Effect of Aging Concrete on Seismic Performance of Shear Wall Structures, 20-R8090
Inclusive Dates: 10/01/09 – 10/01/11
Background — Concrete aging can cause deterioration of the mechanical properties of concrete and affect the seismic performance of the existing reinforced concrete (RC) structures. The consequences from failure of aging infrastructure (e.g., bridges, dams, and nuclear power plants) in the United States and other countries are a major concern. As concrete ages, its properties change as a result of continuing microstructural changes (i.e., slow hydration, crystallization of amorphous constituents, and reactions between cement paste and aggregates); however, under aggressive environments, the degradation process may accelerate. In addition, physical challenges, including freeze and thaw cycling, thermal exposure and thermal cycling, abrasion, erosion or cavitation, fatigue or vibration, and corrosion of steel reinforcing rebars, are significant contributors to the overall degradation of structural resistance. Several experiments reported in the literature have evaluated the potential effects of aging and temperature on the mechanical material properties (e.g., compressive strength and elastic modulus). The effect of long-term degradation of concrete, however, has not been comprehensively addressed in seismic performance evaluations. In this research, investigators developed a methodology to assess the effect of concrete aging on the seismic performance of structures in which RC shear walls are the main lateral resistance components.
Approach — A large number of studies have evaluated the effect of high temperatures on concrete, but data regarding concrete performance under long-term, high-temperature exposure are limited and do not take into account the strength gain that concrete may have experienced at room temperature. Moreover, previous data do not consider widespread use of admixtures, such as plasticizers. The compressive strength of concrete cylinders was tested at 28 days and then at regular 90-day intervals over 24 months for a moist-cured specimen. Additionally, cores were exposed to 90 to 95 °C [194 to 203 °F] over the same period, and compressive strength was tested to study exposure of concrete to temperature. Petrographic analysis was performed to assess the deterioration of concrete at high temperatures. Concrete core tests were performed on samples taken from existing buildings. Additionally, threshold chloride levels for localized corrosion of carbon steel rebar material have been studied in three types of simulated concrete pore solutions.
A new approach was developed to generate fragility curves of structural systems that account for aging of concrete. The structures evaluated in this project consist of representative systems commonly used in the nuclear industry, which include thick, RC shear walls as the main lateral resistance component. Structural response was evaluated for concrete aging factors caused by loss of steel area, changes in concrete compressive strength and loss of concrete area caused by cracking and spalling. The separation of variables method used in seismic probabilistic risk analysis for nuclear power plants was used to develop fragility curves for the non-degraded and degraded shear wall components. The variability of parameters for fragility of non-degraded and degraded shear wall components were concrete strength, stiffness, and strain at ultimate strength, and yield strengths of steel. The probability of unacceptable performance or seismic failure was computed by convolving the fragility and hazard curve.

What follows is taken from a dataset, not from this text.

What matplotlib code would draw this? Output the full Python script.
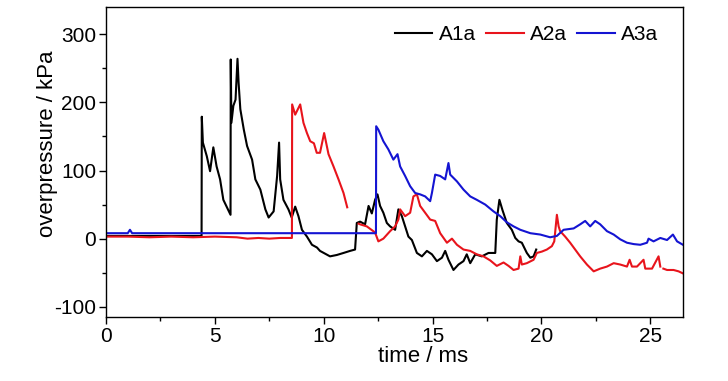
import numpy as np
import matplotlib.pyplot as plt
from matplotlib.ticker import MultipleLocator

### données (t en ms, p en kPa)

t_a1 = [0, 4.39, 4.40, 4.45, 4.63, 4.78, 4.93, 5.08, 5.24, 5.39,
        5.54, 5.72, 5.73, 5.76, 5.85, 5.95, 6.04, 6.09, 6.17, 6.33,
        6.48, 6.71, 6.86, 7.09, 7.32, 7.47, 7.70, 7.86, 7.95, 8.00,
        8.15, 8.38, 8.53, 8.69, 8.84, 9.00, 9.23, 9.46, 9.69, 9.83,
        10.29, 10.60, 10.91, 11.21, 11.44, 11.52, 11.67, 11.90, 12.06, 12.21,
        12.36, 12.47, 12.59, 12.74, 12.90, 13.05, 13.28, 13.43, 13.59, 13.74,
        13.89, 14.05, 14.28, 14.51, 14.74, 14.97, 15.20, 15.43, 15.58, 15.73,
        15.96, 16.19, 16.42, 16.57, 16.73, 16.96, 17.26, 17.57, 17.88, 17.95,
        18.07, 18.21, 18.41, 18.64, 18.80, 18.95, 19.10, 19.33, 19.49, 19.64,
        19.76]
p_a1 = [4, 4, 179, 141, 121, 99, 134, 106, 87, 57,
        47, 35, 263, 170, 195, 204, 264, 229, 190, 160,
        136, 116, 87, 72, 43, 31, 40, 92, 141, 87,
        57, 43, 31, 47, 33, 13, 3, -9, -13, -18,
        -26, -24, -21, -18, -16, 23, 25, 21, 48, 37,
        57, 65, 48, 38, 23, 18, 13, 43, 33, 18,
        3, -2, -21, -26, -18, -23, -33, -28, -18, -31,
        -46, -38, -33, -23, -36, -23, -26, -21, -21, 28,
        57, 42, 23, 13, 1, -4, -6, -21, -28, -26,
        -16]

t_a2 = [0, 1.0, 2.0, 3.0, 4.0, 5.0, 6.0, 6.5, 7.0, 7.5,
        8.0, 8.54, 8.55, 8.69, 8.92, 9.07, 9.23, 9.38, 9.55, 9.68,
        9.83, 10.02, 10.22, 10.45, 10.68, 10.91, 11.08, 11.09, 11.60, 11.67,
        11.98, 12.36, 12.51, 12.74, 13.05, 13.28, 13.43, 13.51, 13.74, 13.97,
        14.12, 14.28, 14.43, 14.66, 14.89, 15.12, 15.35, 15.66, 15.89, 16.12,
        16.42, 16.73, 17.03, 17.34, 17.65, 17.95, 18.26, 18.49, 18.72, 18.95,
        19.03, 19.10, 19.33, 19.64, 19.79, 20.02, 20.25, 20.48, 20.59, 20.71,
        20.79, 20.86, 21.09, 21.32, 21.55, 21.78, 22.09, 22.40, 22.70, 23.01,
        23.32, 23.62, 23.93, 24.05, 24.16, 24.39, 24.69, 24.77, 25.08, 25.38,
        25.46, 25.55, 25.60, 25.77, 26.07, 26.30, 26.50]
p_a2 = [3, 3, 2, 3, 2, 3, 2, 0, 1, 0,
        1, 1, 197, 182, 197, 170, 155, 143, 140, 126,
        126, 155, 124, 106, 87, 67, 46, np.nan, 22, 21,
        18, 9, -4, 0, 11, 18, 28, 43, 33, 38,
        62, 65, 48, 38, 28, 26, 8, -6, 0, -9,
        -16, -18, -23, -26, -32, -40, -35, -40, -46, -44,
        -26, -38, -36, -31, -21, -19, -16, -11, -4, 35,
        18, 11, 3, -6, -16, -26, -38, -48, -44, -41,
        -36, -38, -41, -31, -41, -41, -31, -44, -44, -26,
        -41, np.nan, -44, -46, -46, -48, -51]

t_a3 = [0, 1.0, 1.1, 1.2, 3.0, 5.0, 7.0, 9.0, 11.0, 12.40,
        12.41, 12.51, 12.74, 12.97, 13.20, 13.39, 13.51, 13.74, 13.97, 14.20,
        14.43, 14.66, 14.89, 14.97, 15.12, 15.35, 15.58, 15.73, 15.81, 16.12,
        16.42, 16.73, 17.03, 17.42, 17.80, 18.11, 18.41, 18.72, 19.03, 19.49,
        19.95, 20.40, 20.71, 21.02, 21.48, 21.78, 22.01, 22.24, 22.47, 22.70,
        23.01, 23.32, 23.62, 23.93, 24.24, 24.54, 24.85, 24.92, 25.15, 25.46,
        25.77, 26.04, 26.23, 26.50]
p_a3 = [8, 8, 13, 8, 8, 8, 8, 8, 8, 8,
        165, 160, 143, 131, 116, 124, 106, 92, 77, 67,
        65, 62, 55, 67, 94, 92, 87, 111, 94, 84,
        72, 62, 57, 50, 40, 33, 24, 18, 13, 8,
        6, 2, 4, 13, 15, 21, 26, 18, 26, 21,
        11, 6, -1, -6, -8, -9, -6, 0, -4, 1,
        -2, 6, -4, -9]

### tracé

plt.rcParams['font.family'] = ['Liberation Sans', 'DejaVu Sans']
plt.rcParams['axes.unicode_minus'] = False

fig = plt.figure(figsize=(7.28, 3.81), dpi=100)
ax = fig.add_axes([0.1456, 0.168, 0.7925, 0.8136])

ax.plot(t_a1, p_a1, color='black', lw=1.5, label='A1a')
ax.plot(t_a2, p_a2, color='#e8141c', lw=1.5, label='A2a')
ax.plot(t_a3, p_a3, color='#1414d2', lw=1.5, label='A3a')

ax.set_xlim(0, 26.5)
ax.set_ylim(-115, 340)
ax.xaxis.set_major_locator(MultipleLocator(5))
ax.xaxis.set_minor_locator(MultipleLocator(2.5))
ax.yaxis.set_major_locator(MultipleLocator(100))
ax.yaxis.set_minor_locator(MultipleLocator(50))
ax.tick_params(which='both', direction='out', width=1, labelsize=15, top=False, right=False)
ax.tick_params(which='major', length=5, pad=2)
ax.tick_params(which='minor', length=3)
for s in ax.spines.values():
    s.set_linewidth(1)

ax.set_xlabel('time / ms', fontsize=16)
ax.set_ylabel('overpressure / kPa', fontsize=16)
ax.xaxis.set_label_coords(0.55, -0.095)
ax.yaxis.set_label_coords(-0.083, 0.56)

ax.legend(loc='center right', bbox_to_anchor=(0.957, 0.91), ncol=3, frameon=False,
          fontsize=15, handlelength=1.8, handletextpad=0.3, columnspacing=0.5,
          borderaxespad=0, borderpad=0)

fig.savefig('out.png', dpi=100)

Accomplishments — The compressive strength of concrete mixes containing admixtures to accelerate strength development was tested at standard moisture content and elevated temperatures close to the boiling point of water. The results indicated that long-term compressive strength of concrete cured in a standard moisture environment is not significantly affected by the presence of water admixtures. The water-reducing admixture in the concrete contributed to early strength development because it accelerated the cement hydration; however, the long-term compressive strength has not been significantly affected after 1.5 years, and the concrete strength has stabilized with a gain of 10 to 15 percent with respect to compressive strength at 28 days. The effect of continuous exposure to temperatures resulted in a loss of compressive strength of less than 10 percent. Petrographic analyses suggest that deterioration of concrete compressive strength at these temperatures was mainly caused by physicochemical changes in the cement paste. The localized corrosion of carbon steel experiments demonstrated that if the chloride concentration is greater than certain pH levels, high-corrosion rate is estimated to cause a 20-percent reduction of the rebar cross-sectional area.
The seismic performance evaluation used experimental data on the corrosion of steel reinforcement and variability of concrete parameters as a function of time. To obtain the variation in the system capacity caused by concrete aging, detailed numerical models of RC shear walls were developed using the finite element method. The deterioration effects of RC are accounted for in the material properties of concrete and steel rebar in the shear wall model for evaluation of fragility curves. Failure probability increases with aging of RC because the increase in the concrete compressive strength with time does not overcome the degradation of the seismic performance caused by concrete cracking and corrosion of steel rebars. Aging effects increase the probability of failure of RC shear walls subjected to lateral loading. The increase is about four times of magnitude when all sources (demand and capacity) of variability are considered.